* Start Data extract *

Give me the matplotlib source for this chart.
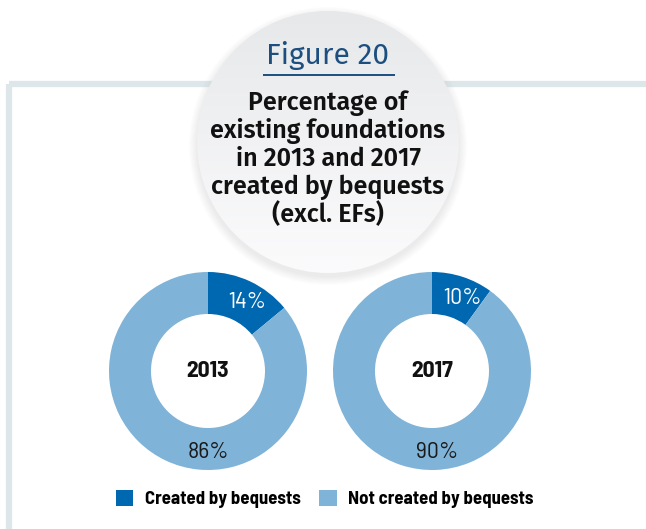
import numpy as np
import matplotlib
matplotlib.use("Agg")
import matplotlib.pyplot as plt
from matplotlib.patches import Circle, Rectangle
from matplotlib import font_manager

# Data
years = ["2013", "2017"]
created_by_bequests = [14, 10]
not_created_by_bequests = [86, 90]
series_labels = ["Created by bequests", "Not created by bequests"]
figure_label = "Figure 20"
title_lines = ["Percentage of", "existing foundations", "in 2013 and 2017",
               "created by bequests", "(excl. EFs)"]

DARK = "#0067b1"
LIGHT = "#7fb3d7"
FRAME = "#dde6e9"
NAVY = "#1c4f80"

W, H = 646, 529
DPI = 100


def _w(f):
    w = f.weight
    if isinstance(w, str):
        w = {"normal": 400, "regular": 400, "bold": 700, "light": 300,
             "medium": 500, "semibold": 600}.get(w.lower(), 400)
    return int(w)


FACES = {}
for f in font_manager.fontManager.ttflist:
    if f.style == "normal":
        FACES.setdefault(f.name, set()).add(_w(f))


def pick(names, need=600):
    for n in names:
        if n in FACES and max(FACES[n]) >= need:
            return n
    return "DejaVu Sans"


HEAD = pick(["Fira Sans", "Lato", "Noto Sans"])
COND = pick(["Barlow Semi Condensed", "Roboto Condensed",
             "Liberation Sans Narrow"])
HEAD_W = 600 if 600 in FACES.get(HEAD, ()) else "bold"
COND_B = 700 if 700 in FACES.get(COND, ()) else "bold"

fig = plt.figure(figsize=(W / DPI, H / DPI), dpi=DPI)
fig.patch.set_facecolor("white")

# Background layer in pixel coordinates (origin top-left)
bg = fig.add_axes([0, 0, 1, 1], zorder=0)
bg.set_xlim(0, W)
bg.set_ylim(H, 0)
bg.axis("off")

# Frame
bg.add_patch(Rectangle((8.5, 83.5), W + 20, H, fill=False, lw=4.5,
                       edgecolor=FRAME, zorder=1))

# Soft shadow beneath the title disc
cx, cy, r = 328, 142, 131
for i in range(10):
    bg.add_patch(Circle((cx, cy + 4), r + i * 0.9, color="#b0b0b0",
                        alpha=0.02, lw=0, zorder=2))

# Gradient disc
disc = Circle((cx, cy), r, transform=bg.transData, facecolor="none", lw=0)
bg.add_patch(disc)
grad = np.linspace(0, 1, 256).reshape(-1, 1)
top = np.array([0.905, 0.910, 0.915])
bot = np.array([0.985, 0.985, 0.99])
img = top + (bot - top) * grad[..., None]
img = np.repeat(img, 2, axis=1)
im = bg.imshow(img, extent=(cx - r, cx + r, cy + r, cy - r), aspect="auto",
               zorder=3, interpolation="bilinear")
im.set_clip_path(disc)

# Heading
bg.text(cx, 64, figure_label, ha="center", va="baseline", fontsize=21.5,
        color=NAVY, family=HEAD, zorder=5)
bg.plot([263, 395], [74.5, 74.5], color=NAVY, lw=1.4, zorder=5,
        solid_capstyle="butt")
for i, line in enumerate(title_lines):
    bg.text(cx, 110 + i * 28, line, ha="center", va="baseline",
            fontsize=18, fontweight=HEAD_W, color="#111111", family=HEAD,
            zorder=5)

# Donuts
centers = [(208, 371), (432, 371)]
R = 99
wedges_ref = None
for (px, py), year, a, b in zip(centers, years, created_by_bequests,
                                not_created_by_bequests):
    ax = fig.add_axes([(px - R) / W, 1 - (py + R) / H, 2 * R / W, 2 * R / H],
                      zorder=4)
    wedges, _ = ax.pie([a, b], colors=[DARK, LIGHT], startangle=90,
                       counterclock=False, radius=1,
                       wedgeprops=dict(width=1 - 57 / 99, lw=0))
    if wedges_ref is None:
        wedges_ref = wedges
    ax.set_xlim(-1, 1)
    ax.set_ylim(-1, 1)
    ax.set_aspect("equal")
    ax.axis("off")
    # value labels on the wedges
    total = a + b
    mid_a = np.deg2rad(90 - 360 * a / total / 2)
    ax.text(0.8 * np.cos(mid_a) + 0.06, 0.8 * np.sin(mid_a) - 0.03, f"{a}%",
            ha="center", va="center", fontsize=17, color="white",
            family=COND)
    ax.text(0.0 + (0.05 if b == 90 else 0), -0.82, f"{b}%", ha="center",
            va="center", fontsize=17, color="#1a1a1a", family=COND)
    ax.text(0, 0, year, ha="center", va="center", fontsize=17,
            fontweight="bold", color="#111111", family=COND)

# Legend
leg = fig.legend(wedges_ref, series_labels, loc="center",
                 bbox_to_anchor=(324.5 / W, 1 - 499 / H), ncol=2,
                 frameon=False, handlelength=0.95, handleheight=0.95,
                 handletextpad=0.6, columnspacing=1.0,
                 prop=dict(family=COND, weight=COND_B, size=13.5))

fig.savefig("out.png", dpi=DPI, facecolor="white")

* End Data extract *

** Task objective **
Your task is to return the lines above, from the first one up to and including the line containing "from matplotlib import font_manager", minus any pictures.

** Final answer **
Give me the matplotlib source for this chart.
import numpy as np
import matplotlib
matplotlib.use("Agg")
import matplotlib.pyplot as plt
from matplotlib.patches import Circle, Rectangle
from matplotlib import font_manager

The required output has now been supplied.